August Consumer Prices, Real Earnings and Weekly Jobless Claims

KEY DATA: CPI: +0.4%; Less Energy: +0.2%; Gasoline: +6.3%/ Real Earnings: -0.3%/ Claims: -14,000

IN A NUTSHELL: “The hurricane blew up the cost of energy, but otherwise, inflation is still reasonably well contained.”

WHAT IT MEANS: We knew that Harvey’s hitting Texas would affect the inflation indices and it did. Consumer prices jumped in August, led by a surge in gasoline costs. A loss of production, even for a short time, tends to do that. Are we are likely to see some spillover into September? Gasoline costs spiked during the early portion of the month, though they have started coming down. We still have half the month to go so it is not clear what will be the impact this month. Otherwise, prices rose moderately. Food and clothing costs increased minimally while clothing, medical goods and vehicle prices were either flat or even down. Restaurants continue to push through price increases even as supermarket prices fall. Whole Wallet is now only Half a Wallet. Inflation is picking up in the services side of the ledger. Housing, transportation and medical services costs were up sharply.

The large rise in overall consumer costs in August cut deeply in household spending power. While hourly wages rose, the increase was more than offset by the jump in prices. Thus, real earnings declined. Over the year, inflation-adjusted hourly earnings were up only 0.6%. As I keep saying, it is hard to grow quickly if purchasing power is rising modestly.

Weekly jobless claims fell sharply last week but the level is extremely high due to the Hurricanes. These numbers will be likely remain elevated as Irma’s impact is still to be seen in the labor data. It is impossible to know how high they will go and when they will come down, so just use the data to understand the impact on jobs, not the trend in the labor market.

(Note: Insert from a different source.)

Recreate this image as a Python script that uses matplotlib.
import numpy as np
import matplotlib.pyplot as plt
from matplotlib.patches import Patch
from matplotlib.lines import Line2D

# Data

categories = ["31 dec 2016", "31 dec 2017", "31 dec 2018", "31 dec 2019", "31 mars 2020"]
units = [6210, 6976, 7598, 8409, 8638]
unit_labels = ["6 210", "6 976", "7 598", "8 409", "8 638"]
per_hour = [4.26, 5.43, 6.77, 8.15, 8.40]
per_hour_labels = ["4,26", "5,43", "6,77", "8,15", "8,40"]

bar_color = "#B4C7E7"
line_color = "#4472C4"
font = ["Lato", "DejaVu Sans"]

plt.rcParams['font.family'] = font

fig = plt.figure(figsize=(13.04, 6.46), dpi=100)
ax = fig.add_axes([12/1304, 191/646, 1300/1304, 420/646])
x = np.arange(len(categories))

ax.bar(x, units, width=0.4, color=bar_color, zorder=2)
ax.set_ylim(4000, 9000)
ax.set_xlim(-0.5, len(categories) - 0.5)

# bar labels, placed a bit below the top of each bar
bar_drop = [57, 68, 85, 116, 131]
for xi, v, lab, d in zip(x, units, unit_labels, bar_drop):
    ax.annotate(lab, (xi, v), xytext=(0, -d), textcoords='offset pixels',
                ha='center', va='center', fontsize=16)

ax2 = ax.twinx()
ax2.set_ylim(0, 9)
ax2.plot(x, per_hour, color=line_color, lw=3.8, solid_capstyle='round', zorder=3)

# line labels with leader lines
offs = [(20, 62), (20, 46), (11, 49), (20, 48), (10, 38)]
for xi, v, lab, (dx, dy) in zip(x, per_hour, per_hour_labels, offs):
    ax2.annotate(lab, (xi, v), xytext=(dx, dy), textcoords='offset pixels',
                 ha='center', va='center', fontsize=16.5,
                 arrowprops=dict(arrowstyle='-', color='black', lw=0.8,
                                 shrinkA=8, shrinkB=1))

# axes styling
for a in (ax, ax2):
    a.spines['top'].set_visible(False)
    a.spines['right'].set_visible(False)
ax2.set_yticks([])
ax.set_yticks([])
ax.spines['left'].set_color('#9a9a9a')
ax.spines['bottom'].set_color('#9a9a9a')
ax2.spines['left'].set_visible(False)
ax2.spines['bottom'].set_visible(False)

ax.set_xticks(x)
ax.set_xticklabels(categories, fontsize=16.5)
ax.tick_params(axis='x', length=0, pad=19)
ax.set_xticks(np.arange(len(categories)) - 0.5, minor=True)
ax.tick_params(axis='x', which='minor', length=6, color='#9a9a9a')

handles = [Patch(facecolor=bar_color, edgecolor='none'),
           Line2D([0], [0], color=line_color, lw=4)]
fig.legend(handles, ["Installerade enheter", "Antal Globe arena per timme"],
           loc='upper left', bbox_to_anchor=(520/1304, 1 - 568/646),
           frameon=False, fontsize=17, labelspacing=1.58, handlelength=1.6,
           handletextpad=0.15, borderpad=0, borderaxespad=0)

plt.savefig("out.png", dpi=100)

MARKETS AND FED POLICY IMPLICATIONS: The gasoline situation will not mislead the Fed into thinking inflation is on the rise. It is accelerating, but only slowly. Excluding energy or even when both food and energy are removed from the index, the rate is still below the Fed’s 2% target. The Fed will look past the short-term impacts as Fed policy works with a lag anyway. The members are worried about next year not next month. They might want to temporize at next week’s FOMC meeting, as there is a lot of uncertainty about the impacts of the storms. Even if they do, expect announcements about balance sheet reductions and a rate hike to come in the November and/or December meetings. As for the markets, when it rallies on the belief that the insurance costs will by huge but not incredibly huge, then you have to wonder about the rationality of investors. It is hard to see that the storm didn’t cause massive damage. The real problem will come if insurance companies don’t pay or are slow to pay for repairs. Without those funds, much of the needed renovations will either not be made or it will take a really long time for homeowners and businesses to make them. Lower and slower insurance payments mean less growth. Regardless, the cost of the Hurricanes will likely be enormous and a lot of the infrastructure will have to be repaired. Government spending will rise sharply at the federal, state and local levels. The huge cost to utilities will likely lead to price increases down the road. We are looking at a change in a lot of the economic indicators and investors will need to understand what is trend and what is temporary. The answer, my friend, is not blowing in the wind. The problem was the wind.